Sunday, April 11, 2021

Three thoughts on NO PARKING signs

These aren't thoughts about whether or not to park; they're really just random thoughts about the design of the NO PARKING signs themselves.


One, color. 
I'm sure I learned this back-in-the-day when I was taking my driver's test, but for some reason I just noticed again the color scheme. Black lettering is information; red is prohibition. So a NO PARKING sign has a black P with a red circle and a red tilted slash through it, the same way the black-on-white ONE WAY sign sits above the white-on-red DO NOT ENTER sign.

Two, font.
I look at the aesthetic of traffic signs differently ever since I watched the documentary "Helvetica". As much as I know how weird it is to see my peers Geeking Out on nerdy math facts, it was a lot of fun to watch these graphic designers Geeking Out on fonts. In the documentary, there are some people who get teary-eyed about Helvetica helping to reunify Europe in the decade that followed the second world war; there were others who could barely contain their rage over the use of Helvetica as a tool of the corporate capitalist oppression of creativity and individuality. I seldom think of fonts as moral choices (oh, except that once I read that "Century Gothic" uses less ink than other kinds of fonts), . . . but I do now realize that the font of each NO PARKING sign comes with historic, sociological, economic, and political significance.  Go figure.


Three, the symbol itself.
The NO PARKING symbol has an interesting relationship to the math symbol plus (+).  It was in the 1500s that a mathematician and physician named Robert Recorde invented arithmetical symbols that you'd think would have been around for forever: he was the first to use the symbols =, +, —. 

He invented the now-familiar equals sign to replace the phrase "is equal to"; he invoked geometry and used two parallel line segments of the same length, because after all what could be more equal than those? 

For the other arithmetic symbols, he turned to shipping for inspiration. People used standard sizes of crates to box things up, with a number written on it to indicate how much it held. If the box wasn't all the way full, as was common, you'd write a long line and then write the missing amount. So "25 —— 3" would mean that the crate that could hold 25 pounds, but the crate was 3 pounds light. 
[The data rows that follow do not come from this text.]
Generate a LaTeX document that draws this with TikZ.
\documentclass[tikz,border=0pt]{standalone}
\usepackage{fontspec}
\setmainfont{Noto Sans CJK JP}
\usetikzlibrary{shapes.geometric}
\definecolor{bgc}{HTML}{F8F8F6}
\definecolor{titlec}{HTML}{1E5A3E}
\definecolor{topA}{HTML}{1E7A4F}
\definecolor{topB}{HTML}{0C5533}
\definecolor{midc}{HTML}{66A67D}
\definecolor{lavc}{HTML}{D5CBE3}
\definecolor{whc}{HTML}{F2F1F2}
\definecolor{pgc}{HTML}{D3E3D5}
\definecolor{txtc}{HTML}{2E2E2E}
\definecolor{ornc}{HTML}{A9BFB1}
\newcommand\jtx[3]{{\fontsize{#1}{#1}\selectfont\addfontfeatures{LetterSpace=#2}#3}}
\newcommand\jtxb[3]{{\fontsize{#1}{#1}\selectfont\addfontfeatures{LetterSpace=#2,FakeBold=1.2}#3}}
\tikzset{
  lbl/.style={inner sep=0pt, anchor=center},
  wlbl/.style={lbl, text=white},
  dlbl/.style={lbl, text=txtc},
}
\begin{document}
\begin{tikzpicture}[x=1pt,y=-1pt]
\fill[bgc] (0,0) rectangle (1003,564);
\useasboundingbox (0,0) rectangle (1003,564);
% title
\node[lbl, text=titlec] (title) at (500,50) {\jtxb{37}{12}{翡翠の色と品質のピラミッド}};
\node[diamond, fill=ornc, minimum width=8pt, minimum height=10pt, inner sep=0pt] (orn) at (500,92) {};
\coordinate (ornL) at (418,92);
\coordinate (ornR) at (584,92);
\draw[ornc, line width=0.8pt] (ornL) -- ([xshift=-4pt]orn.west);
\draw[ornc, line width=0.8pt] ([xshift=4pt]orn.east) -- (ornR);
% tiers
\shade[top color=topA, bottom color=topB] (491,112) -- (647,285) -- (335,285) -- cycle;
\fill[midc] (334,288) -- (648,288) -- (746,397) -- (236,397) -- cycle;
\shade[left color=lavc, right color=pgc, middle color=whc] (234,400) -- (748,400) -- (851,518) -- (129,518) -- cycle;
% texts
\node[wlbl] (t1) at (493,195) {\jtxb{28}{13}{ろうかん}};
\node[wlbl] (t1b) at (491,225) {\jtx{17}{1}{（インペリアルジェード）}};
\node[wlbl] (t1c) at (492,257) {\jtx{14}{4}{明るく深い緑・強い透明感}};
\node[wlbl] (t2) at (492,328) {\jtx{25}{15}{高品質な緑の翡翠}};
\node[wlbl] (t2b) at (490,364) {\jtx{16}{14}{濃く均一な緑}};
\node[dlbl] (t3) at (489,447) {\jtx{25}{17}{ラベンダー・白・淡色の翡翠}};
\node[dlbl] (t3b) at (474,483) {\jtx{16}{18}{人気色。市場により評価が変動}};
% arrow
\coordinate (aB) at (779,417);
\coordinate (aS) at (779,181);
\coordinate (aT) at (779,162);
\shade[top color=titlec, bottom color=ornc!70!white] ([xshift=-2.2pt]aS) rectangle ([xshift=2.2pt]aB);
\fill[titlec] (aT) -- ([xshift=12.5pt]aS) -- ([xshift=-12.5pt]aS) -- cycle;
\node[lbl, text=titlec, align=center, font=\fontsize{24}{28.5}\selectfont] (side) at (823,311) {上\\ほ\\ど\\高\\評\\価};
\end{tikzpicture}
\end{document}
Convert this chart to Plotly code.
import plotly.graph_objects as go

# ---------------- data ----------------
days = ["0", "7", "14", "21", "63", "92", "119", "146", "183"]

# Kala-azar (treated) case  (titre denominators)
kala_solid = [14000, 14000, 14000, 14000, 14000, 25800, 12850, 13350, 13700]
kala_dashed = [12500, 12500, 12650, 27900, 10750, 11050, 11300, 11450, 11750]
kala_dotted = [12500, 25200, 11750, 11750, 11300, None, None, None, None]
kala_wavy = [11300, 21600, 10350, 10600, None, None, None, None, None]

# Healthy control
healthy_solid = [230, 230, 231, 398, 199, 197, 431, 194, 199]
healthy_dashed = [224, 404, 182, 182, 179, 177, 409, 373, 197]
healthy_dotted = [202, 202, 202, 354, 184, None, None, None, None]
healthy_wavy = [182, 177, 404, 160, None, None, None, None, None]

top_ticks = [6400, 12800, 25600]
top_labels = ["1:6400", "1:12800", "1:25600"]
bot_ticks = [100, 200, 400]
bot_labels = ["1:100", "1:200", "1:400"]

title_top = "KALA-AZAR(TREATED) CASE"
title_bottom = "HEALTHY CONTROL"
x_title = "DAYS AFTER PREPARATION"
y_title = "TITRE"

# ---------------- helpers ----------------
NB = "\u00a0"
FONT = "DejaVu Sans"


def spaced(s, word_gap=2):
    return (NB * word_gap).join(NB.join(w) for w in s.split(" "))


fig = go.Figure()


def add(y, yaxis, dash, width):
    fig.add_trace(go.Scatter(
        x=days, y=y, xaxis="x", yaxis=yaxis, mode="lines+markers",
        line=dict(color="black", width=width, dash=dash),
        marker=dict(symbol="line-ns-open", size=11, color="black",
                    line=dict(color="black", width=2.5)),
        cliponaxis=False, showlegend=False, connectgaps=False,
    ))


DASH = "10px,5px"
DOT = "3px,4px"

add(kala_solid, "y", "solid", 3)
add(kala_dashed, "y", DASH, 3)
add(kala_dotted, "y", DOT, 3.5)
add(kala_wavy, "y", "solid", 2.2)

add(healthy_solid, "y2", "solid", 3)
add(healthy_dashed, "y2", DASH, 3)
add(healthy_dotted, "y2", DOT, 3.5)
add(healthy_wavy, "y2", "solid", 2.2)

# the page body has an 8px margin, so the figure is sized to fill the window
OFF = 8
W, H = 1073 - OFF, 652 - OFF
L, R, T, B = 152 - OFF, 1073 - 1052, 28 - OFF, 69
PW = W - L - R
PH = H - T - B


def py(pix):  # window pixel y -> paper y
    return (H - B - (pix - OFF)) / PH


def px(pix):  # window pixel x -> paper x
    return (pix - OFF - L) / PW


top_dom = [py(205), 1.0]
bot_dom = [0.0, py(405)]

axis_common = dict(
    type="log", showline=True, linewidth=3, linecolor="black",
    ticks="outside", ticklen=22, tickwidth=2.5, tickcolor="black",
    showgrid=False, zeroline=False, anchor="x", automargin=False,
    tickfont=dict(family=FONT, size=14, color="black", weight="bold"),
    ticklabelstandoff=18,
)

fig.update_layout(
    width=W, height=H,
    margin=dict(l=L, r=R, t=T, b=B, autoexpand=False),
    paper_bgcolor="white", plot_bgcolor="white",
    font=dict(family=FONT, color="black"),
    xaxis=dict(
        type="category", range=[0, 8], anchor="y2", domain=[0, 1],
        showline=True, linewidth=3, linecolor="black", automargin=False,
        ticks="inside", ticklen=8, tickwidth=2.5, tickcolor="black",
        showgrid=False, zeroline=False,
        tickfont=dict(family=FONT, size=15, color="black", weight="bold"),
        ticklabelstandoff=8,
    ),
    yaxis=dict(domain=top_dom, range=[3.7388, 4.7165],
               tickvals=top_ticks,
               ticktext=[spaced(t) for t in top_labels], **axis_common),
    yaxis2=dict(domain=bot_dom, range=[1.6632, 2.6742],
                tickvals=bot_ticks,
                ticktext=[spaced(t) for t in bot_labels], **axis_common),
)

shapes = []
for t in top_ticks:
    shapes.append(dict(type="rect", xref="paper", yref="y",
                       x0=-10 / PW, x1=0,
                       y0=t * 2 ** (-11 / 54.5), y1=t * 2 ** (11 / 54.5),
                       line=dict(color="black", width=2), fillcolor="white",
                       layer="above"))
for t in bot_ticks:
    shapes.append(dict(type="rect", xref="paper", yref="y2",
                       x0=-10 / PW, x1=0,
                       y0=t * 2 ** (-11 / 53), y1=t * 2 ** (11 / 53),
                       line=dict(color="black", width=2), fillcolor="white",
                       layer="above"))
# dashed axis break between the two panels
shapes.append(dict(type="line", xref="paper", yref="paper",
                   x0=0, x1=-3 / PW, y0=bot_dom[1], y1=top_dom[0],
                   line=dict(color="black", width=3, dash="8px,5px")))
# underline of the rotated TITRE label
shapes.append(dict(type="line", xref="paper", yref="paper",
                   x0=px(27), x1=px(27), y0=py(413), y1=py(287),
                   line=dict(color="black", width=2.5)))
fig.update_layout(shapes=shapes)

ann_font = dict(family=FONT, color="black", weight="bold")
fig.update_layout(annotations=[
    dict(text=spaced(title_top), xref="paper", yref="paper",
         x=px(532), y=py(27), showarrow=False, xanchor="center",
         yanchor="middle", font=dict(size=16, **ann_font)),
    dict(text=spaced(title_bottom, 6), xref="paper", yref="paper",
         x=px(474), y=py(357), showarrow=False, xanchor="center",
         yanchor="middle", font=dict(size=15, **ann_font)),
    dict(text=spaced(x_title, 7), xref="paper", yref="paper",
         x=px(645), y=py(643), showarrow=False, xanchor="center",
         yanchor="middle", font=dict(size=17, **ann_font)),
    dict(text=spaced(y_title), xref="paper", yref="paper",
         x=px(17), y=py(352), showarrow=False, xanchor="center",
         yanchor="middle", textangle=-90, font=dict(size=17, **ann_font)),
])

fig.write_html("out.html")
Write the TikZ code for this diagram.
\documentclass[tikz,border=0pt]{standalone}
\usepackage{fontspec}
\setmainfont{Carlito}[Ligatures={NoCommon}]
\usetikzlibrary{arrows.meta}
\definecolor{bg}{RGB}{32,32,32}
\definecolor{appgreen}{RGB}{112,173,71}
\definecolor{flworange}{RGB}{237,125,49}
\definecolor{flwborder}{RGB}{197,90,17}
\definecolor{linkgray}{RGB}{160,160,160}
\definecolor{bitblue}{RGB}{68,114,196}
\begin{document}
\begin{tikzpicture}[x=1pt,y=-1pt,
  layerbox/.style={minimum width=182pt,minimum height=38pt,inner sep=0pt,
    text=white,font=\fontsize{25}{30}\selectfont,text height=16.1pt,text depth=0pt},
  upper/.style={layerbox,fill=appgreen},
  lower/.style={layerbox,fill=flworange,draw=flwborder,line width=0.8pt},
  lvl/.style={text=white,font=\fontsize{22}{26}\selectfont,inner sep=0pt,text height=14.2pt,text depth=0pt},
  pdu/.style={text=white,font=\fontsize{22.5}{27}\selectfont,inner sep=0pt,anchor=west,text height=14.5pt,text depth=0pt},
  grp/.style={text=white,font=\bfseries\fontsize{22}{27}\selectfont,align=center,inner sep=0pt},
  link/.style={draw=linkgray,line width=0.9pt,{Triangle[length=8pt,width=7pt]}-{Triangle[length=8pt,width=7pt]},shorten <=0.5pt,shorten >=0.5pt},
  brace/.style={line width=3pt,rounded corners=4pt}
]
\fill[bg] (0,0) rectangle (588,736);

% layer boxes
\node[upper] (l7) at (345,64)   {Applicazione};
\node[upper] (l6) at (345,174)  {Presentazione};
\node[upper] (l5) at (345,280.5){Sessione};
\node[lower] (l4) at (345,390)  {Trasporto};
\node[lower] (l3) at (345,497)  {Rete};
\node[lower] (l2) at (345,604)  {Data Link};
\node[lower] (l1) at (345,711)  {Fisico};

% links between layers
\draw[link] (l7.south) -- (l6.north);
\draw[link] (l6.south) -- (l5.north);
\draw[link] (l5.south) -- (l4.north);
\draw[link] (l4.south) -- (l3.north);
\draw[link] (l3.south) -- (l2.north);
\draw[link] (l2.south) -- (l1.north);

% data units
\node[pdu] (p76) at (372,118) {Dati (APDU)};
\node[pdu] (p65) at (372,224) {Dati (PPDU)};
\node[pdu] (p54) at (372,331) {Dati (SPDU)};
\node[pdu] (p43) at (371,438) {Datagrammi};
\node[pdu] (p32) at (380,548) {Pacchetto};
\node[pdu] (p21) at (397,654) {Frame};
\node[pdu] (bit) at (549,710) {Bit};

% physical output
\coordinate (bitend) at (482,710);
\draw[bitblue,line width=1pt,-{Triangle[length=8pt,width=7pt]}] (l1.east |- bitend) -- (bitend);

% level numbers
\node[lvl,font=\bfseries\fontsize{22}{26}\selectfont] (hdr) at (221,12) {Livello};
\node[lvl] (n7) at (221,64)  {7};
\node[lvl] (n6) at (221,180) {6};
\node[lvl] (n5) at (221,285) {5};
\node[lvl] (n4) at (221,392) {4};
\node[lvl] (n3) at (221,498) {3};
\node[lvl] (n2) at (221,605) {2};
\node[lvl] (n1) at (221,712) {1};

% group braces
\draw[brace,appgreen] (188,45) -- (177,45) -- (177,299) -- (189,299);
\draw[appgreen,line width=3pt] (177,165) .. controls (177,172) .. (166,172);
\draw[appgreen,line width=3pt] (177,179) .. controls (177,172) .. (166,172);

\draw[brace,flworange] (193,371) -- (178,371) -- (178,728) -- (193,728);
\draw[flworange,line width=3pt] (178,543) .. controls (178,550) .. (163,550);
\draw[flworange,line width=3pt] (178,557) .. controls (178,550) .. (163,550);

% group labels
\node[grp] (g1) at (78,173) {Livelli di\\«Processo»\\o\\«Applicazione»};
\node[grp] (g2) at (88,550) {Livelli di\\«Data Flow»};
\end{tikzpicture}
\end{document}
Occasionally, however, the crate would be overfull, In which case you'd put a small slanted slash through the long line (it's hard to type it, but it would kind of look like this: "25 —/— 3").  So the plus symbol really comes from meaning "not subtracted from" in the same way that the NO PARKING symbol means "parking, NOT!": that little slash through them has a common symbolic ancestry.  Neat, huh?!